WORK TO DO =
Exact reproduction of the data is required, with images excluded.

RAW DATA =
--- begin ---

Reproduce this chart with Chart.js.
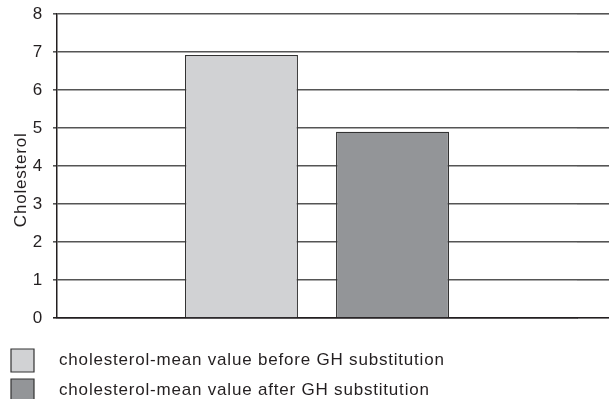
<!DOCTYPE html>
<html>
<head>
<meta charset="utf-8">
<script src="https://cdn.jsdelivr.net/npm/chart.js@4.4.0/dist/chart.umd.min.js"></script>
<style>
  html, body { margin: 0; padding: 0; background: #fff; overflow: hidden; }
  #wrap { position: relative; width: 609px; height: 412px; }
</style>
</head>
<body>
<div id="wrap"><canvas id="cholChart"></canvas></div>
<script>
// data
const categories = ['Cholesterol'];
const seriesLabels = [
  'cholesterol-mean value before GH substitution',
  'cholesterol-mean value after GH substitution'
];
const beforeValues = [6.92];
const afterValues = [4.9];
const seriesColors = ['#d1d2d4', '#939598'];
const yMin = 0;
const yMax = 8;
const yStep = 1;

const FONT = 'Liberation Sans, Arial, Helvetica, sans-serif';
Chart.defaults.font.family = FONT;
Chart.defaults.color = '#231f20';

function gridColor(ctx) {
  return ctx.tick && ctx.tick.value === 0 ? '#231f20' : '#555555';
}

// the original type is a little spaced out
const spacing = {
  id: 'spacing',
  beforeUpdate(chart) { chart.ctx.letterSpacing = '0.8px'; },
  beforeDraw(chart) { chart.ctx.letterSpacing = '0.8px'; }
};

const ctx = document.getElementById('cholChart');
new Chart(ctx, {
  type: 'bar',
  plugins: [spacing],
  data: {
    labels: categories,
    datasets: [
      {
        label: seriesLabels[0],
        data: beforeValues,
        backgroundColor: seriesColors[0],
        borderColor: '#333333',
        borderWidth: 1.2
      },
      {
        label: seriesLabels[1],
        data: afterValues,
        backgroundColor: seriesColors[1],
        borderColor: '#333333',
        borderWidth: 1.2
      }
    ]
  },
  options: {
    responsive: true,
    maintainAspectRatio: false,
    animation: false,
    categoryPercentage: 0.581,
    barPercentage: 0.748,
    layout: { padding: { top: 14, left: 4, right: 0, bottom: 0 } },
    plugins: {
      tooltip: { enabled: false },
      legend: {
        position: 'bottom',
        align: 'start',
        labels: {
          boxWidth: 23,
          boxHeight: 23,
          padding: 7,
          color: '#231f20',
          font: { size: 17 },
          generateLabels(chart) {
            const items = Chart.defaults.plugins.legend.labels.generateLabels(chart);
            items.forEach(it => {
              it.text = '   ' + it.text;
              it.lineWidth = 1.2;
              it.strokeStyle = '#333333';
            });
            return items;
          }
        }
      }
    },
    scales: {
      x: {
        ticks: { display: false },
        grid: { display: false, drawTicks: false },
        border: { display: true, color: '#231f20', width: 1.5 },
        afterFit(scale) { scale.height = 24; }
      },
      y: {
        min: yMin,
        max: yMax,
        ticks: { stepSize: yStep, padding: 10, font: { size: 17 }, color: '#231f20' },
        grid: { color: gridColor, lineWidth: 1.6, tickLength: 4 },
        border: { display: true, color: '#231f20', width: 1.5 },
        title: {
          display: true,
          text: 'Cholesterol     ',
          font: { size: 17 },
          color: '#231f20',
          padding: { top: 7, bottom: 3 }
        },
        afterFit(scale) {
          scale.width = 53;
          scale.paddingTop = 0;
          scale.paddingBottom = 0;
        }
      },
      // right-hand stub so the grid runs to the edge of the frame
      y2: {
        position: 'right',
        min: yMin,
        max: yMax,
        ticks: { display: false, stepSize: yStep },
        grid: { drawOnChartArea: false, color: gridColor, lineWidth: 1.6, tickLength: 32 },
        border: { display: false }
      }
    }
  }
});
</script>
</body>
</html>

--- end ---

EXERCISE SOLUTION =
Reproduce this chart with Chart.js.
<!DOCTYPE html>
<html>
<head>
<meta charset="utf-8">
<script src="https://cdn.jsdelivr.net/npm/chart.js@4.4.0/dist/chart.umd.min.js"></script>
<style>
  html, body { margin: 0; padding: 0; background: #fff; overflow: hidden; }
  #wrap { position: relative; width: 609px; height: 412px; }
</style>
</head>
<body>
<div id="wrap"><canvas id="cholChart"></canvas></div>
<script>
// data
const categories = ['Cholesterol'];
const seriesLabels = [
  'cholesterol-mean value before GH substitution',
  'cholesterol-mean value after GH substitution'
];
const beforeValues = [6.92];
const afterValues = [4.9];
const seriesColors = ['#d1d2d4', '#939598'];
const yMin = 0;
const yMax = 8;
const yStep = 1;

const FONT = 'Liberation Sans, Arial, Helvetica, sans-serif';
Chart.defaults.font.family = FONT;
Chart.defaults.color = '#231f20';

function gridColor(ctx) {
  return ctx.tick && ctx.tick.value === 0 ? '#231f20' : '#555555';
}

// the original type is a little spaced out
const spacing = {
  id: 'spacing',
  beforeUpdate(chart) { chart.ctx.letterSpacing = '0.8px'; },
  beforeDraw(chart) { chart.ctx.letterSpacing = '0.8px'; }
};

const ctx = document.getElementById('cholChart');
new Chart(ctx, {
  type: 'bar',
  plugins: [spacing],
  data: {
    labels: categories,
    datasets: [
      {
        label: seriesLabels[0],
        data: beforeValues,
        backgroundColor: seriesColors[0],
        borderColor: '#333333',
        borderWidth: 1.2
      },
      {
        label: seriesLabels[1],
        data: afterValues,
        backgroundColor: seriesColors[1],
        borderColor: '#333333',
        borderWidth: 1.2
      }
    ]
  },
  options: {
    responsive: true,
    maintainAspectRatio: false,
    animation: false,
    categoryPercentage: 0.581,
    barPercentage: 0.748,
    layout: { padding: { top: 14, left: 4, right: 0, bottom: 0 } },
    plugins: {
      tooltip: { enabled: false },
      legend: {
        position: 'bottom',
        align: 'start',
        labels: {
          boxWidth: 23,
          boxHeight: 23,
          padding: 7,
          color: '#231f20',
          font: { size: 17 },
          generateLabels(chart) {
            const items = Chart.defaults.plugins.legend.labels.generateLabels(chart);
            items.forEach(it => {
              it.text = '   ' + it.text;
              it.lineWidth = 1.2;
              it.strokeStyle = '#333333';
            });
            return items;
          }
        }
      }
    },
    scales: {
      x: {
        ticks: { display: false },
        grid: { display: false, drawTicks: false },
        border: { display: true, color: '#231f20', width: 1.5 },
        afterFit(scale) { scale.height = 24; }
      },
      y: {
        min: yMin,
        max: yMax,
        ticks: { stepSize: yStep, padding: 10, font: { size: 17 }, color: '#231f20' },
        grid: { color: gridColor, lineWidth: 1.6, tickLength: 4 },
        border: { display: true, color: '#231f20', width: 1.5 },
        title: {
          display: true,
          text: 'Cholesterol     ',
          font: { size: 17 },
          color: '#231f20',
          padding: { top: 7, bottom: 3 }
        },
        afterFit(scale) {
          scale.width = 53;
          scale.paddingTop = 0;
          scale.paddingBottom = 0;
        }
      },
      // right-hand stub so the grid runs to the edge of the frame
      y2: {
        position: 'right',
        min: yMin,
        max: yMax,
        ticks: { display: false, stepSize: yStep },
        grid: { drawOnChartArea: false, color: gridColor, lineWidth: 1.6, tickLength: 32 },
        border: { display: false }
      }
    }
  }
});
</script>
</body>
</html>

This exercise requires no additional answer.